MIGUEL GUTIERREZ/EFE/Newscom

Venezuela's National Election Council has rejected opposition calls for a referendum on President Nicolas Maduro to be held this year, which virtually guarantees that Maduro's Socialist Party will remain in power through the end of 2018.

Had the recall vote been held in 2016, a new presidential vote would have to be held—one that the Socialists would likely lose, particularly after being trounced in the 2015 National Assembly elections. But by delaying a possible vote (contingent on the opposition collecting enough to represent about 20 percent of the voting populace) until 2017, even if Maduro were recalled, his Socialist vice president would succeed him, leaving the unpopular party which has presided over the country since 1999 in power for the remainder of Maduro's term.

Opposition leaders claim the election council is aligned with Maduro and is denying the will of the 80 percent of Venezuelans who want the Socialists out of office.
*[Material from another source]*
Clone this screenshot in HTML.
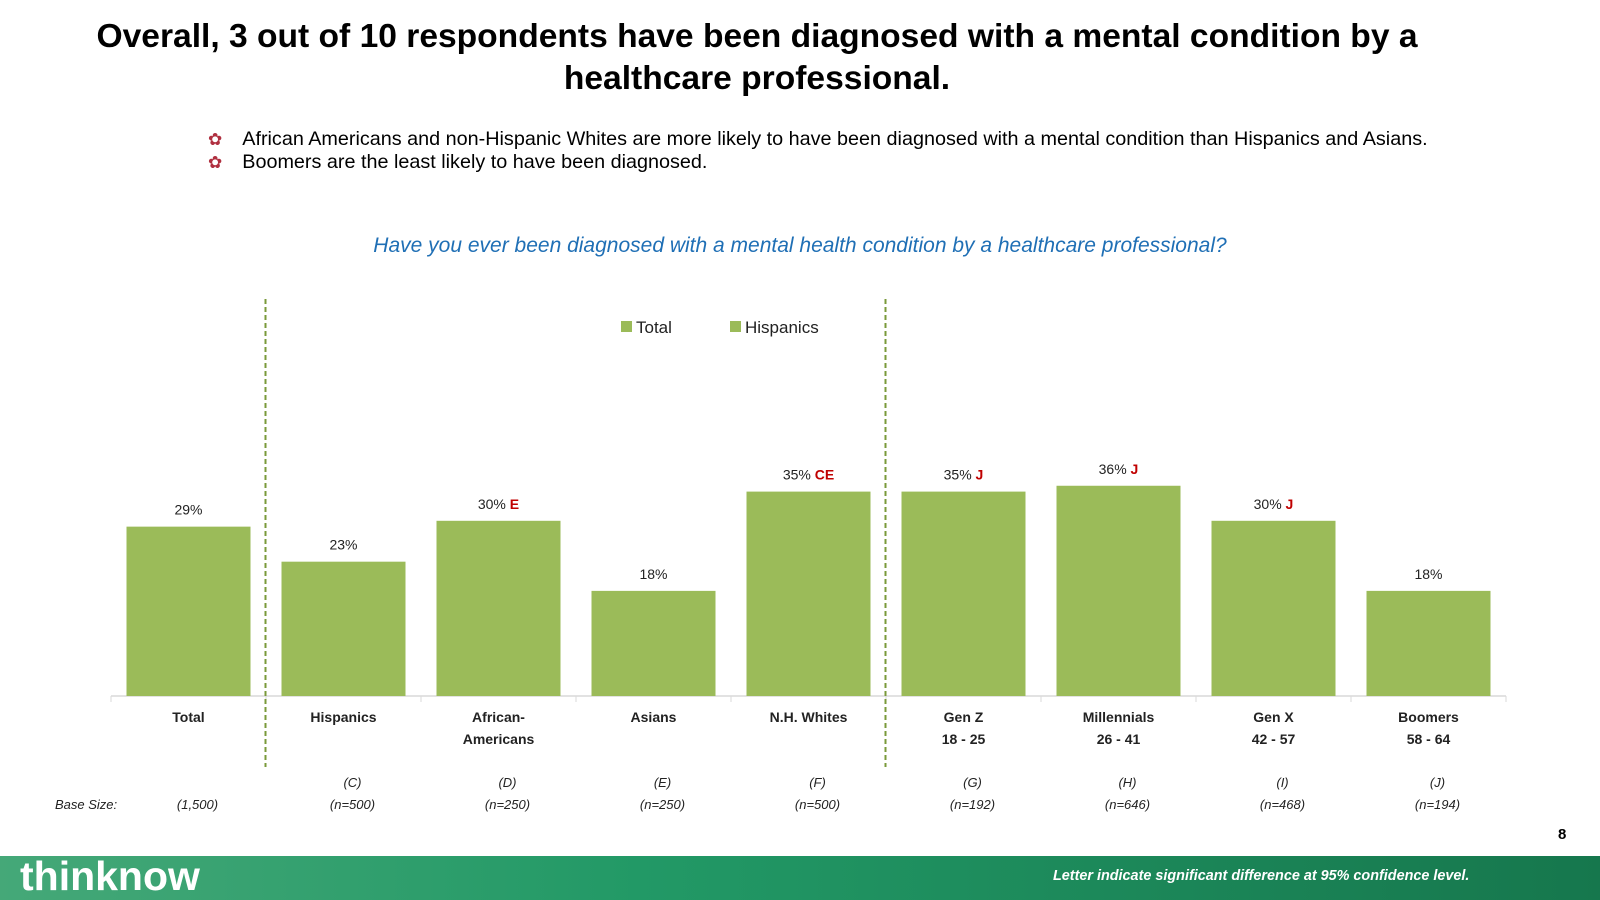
<!DOCTYPE html>
<html><head><meta charset="utf-8"><style>
body{margin:0;width:1600px;height:900px;position:relative;background:#fff;font-family:"Liberation Sans",sans-serif;overflow:hidden}
.t{position:absolute;white-space:nowrap}
</style></head><body>
<div class="t" style="left:0;width:1514px;top:16px;text-align:center;font-weight:bold;font-size:33.6px;line-height:42px;color:#000">Overall, 3 out of 10 respondents have been diagnosed with a mental condition by a<br>healthcare professional.</div>
<div class="t" style="left:208px;top:128px;font-size:19.8px"><span style="color:#b03040;margin-right:20px;font-size:17px">✿</span>African Americans and non-Hispanic Whites are more likely to have been diagnosed with a mental condition than Hispanics and Asians.</div>
<div class="t" style="left:208px;top:151px;font-size:19.8px"><span style="color:#b03040;margin-right:20px;font-size:17px">✿</span>Boomers are the least likely to have been diagnosed.</div>
<div class="t" style="left:0;width:1600px;top:234px;text-align:center;font-style:italic;font-size:21px;color:#1f6fb5">Have you ever been diagnosed with a mental health condition by a healthcare professional?</div>
<svg id="c" width="1600" height="900" style="position:absolute;left:0;top:0"></svg>
<div style="position:absolute;left:0;top:856px;width:1600px;height:44px;background:linear-gradient(90deg,#45a878,#229966 40%,#16774d)"></div>
<div class="t" style="left:20px;top:855px;color:#fff;font-weight:bold;font-size:41px;line-height:42px">thinknow</div>
<div class="t" style="left:1053px;top:868px;color:#fff;font-weight:bold;font-style:italic;font-size:14.4px">Letter indicate significant difference at 95% confidence level.</div>
<div class="t" style="left:1558px;top:826px;font-weight:bold;font-size:15px">8</div>
<script>
const categories=["Total","Hispanics","African-|Americans","Asians","N.H. Whites","Gen Z|18 - 25","Millennials|26 - 41","Gen X|42 - 57","Boomers|58 - 64"];
const values=[29,23,30,18,35,35,36,30,18];
const sigLetters=["","","E","","CE","J","J","J",""];
const groupLetters=["","(C)","(D)","(E)","(F)","(G)","(H)","(I)","(J)"];
const baseSizes=["(1,500)","(n=500)","(n=250)","(n=250)","(n=500)","(n=192)","(n=646)","(n=468)","(n=194)"];
const svg=document.getElementById('c');const NS='http://www.w3.org/2000/svg';
function mk(tag,a,txt){const e=document.createElementNS(NS,tag);for(const k in a)e.setAttribute(k,a[k]);if(txt!==undefined)e.textContent=txt;svg.appendChild(e);return e;}
const x0=111,pitch=155,baseY=696,ppu=5.84,bw=124;
const xc=i=>x0+pitch*(i+0.5);
const y=v=>baseY-v*ppu;
let ax=mk('line',{x1:x0,x2:x0+pitch*9,y1:baseY,y2:baseY,stroke:'#d9d9d9','stroke-width':1.5});

for(let i=0;i<=9;i++){mk('line',{x1:x0+pitch*i,x2:x0+pitch*i,y1:baseY,y2:baseY+6,stroke:'#d9d9d9'});}
[1,5].forEach(i=>{const l=mk('line',{x1:x0+pitch*i-0.5,x2:x0+pitch*i-0.5,y1:299,y2:767,stroke:'#7a9a3a','stroke-width':2,'stroke-dasharray':'5,3'});

});
values.forEach((v,i)=>{
const r=mk('rect',{x:xc(i)-bw/2,y:y(v),width:bw,height:v*ppu,fill:'#9bbb59'});


const t=mk('text',{x:xc(i),y:y(v)-12,'text-anchor':'middle','font-size':14,fill:'#222'});
const s1=document.createElementNS(NS,'tspan');s1.textContent=v+'%';t.appendChild(s1);
if(sigLetters[i]){const s2=document.createElementNS(NS,'tspan');s2.setAttribute('fill','#c00000');s2.setAttribute('font-weight','bold');s2.textContent=' '+sigLetters[i];t.appendChild(s2);}


categories[i].split('|').forEach((ln,k)=>{const c=mk('text',{x:xc(i),y:722+k*22,'text-anchor':'middle','font-size':14,'font-weight':'bold',fill:'#222'},ln);

});
const g=mk('text',{x:xc(i)+9,y:787,'text-anchor':'middle','font-size':13,'font-style':'italic',fill:'#222'},groupLetters[i]);


const b=mk('text',{x:xc(i)+9,y:809,'text-anchor':'middle','font-size':13,'font-style':'italic',fill:'#222'},baseSizes[i]);


});
const bl=mk('text',{x:55,y:809,'font-size':13,'font-style':'italic',fill:'#222'},'Base Size:');

[[621,'Total'],[730,'Hispanics']].forEach(([x,n])=>{
const r=mk('rect',{x:x,y:321,width:11,height:11,fill:'#9bbb59'});


const t=mk('text',{x:x+15,y:333,'font-size':17,fill:'#222'},n);

});
</script>
</body></html>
Earlier this month, hundreds of thousands (some estimates went as high as 1 million) of demonstrators took to the streets of Caracas to demand a referendum. In the days leading up to those protests, Venezuelan government authorities arrested a number of protest organizers, including 2008 Cato Institute Milton Friedman Prize winner Yon Goicoechea—a longtime advocate of peaceful protest whom the government accused of being in possession of explosives.

Maduro—who has been president since the death of Hugo Chavez in 2013–has presided over an economy that only three years ago was described by leftist Western journalists as an "economic miracle," but which has since completely collapsed. Under Socialist rule, the oil-rich country has spent tens of millions on propaganda movies which never get made and race car drivers who never win races, while hospitals go without electricity, food and basic household items are scarce, and the rule of law has essentially collapsed—evidenced by widespread looting and lynchings of petty thieves.

The government's response to such crises has been to ban the dissemination of video footage of the violence, and to outlaw lines outside bakeries, which it believes is a "strategy of generating anxiety" perpetuated by the opposition and their imperialist puppet-masters in the U.S.

And what socialist "economic miracle" would be complete without forced labor, which Maduro's government has also decreed can be forced on citizens for up to 60 days, "if circumstances merit."

A massive protest today by bus drivers demanding "better pay, more security against violent crime and spare parts for their buses," has choked traffic to a halt in Caracas, according to Al-Jazeera.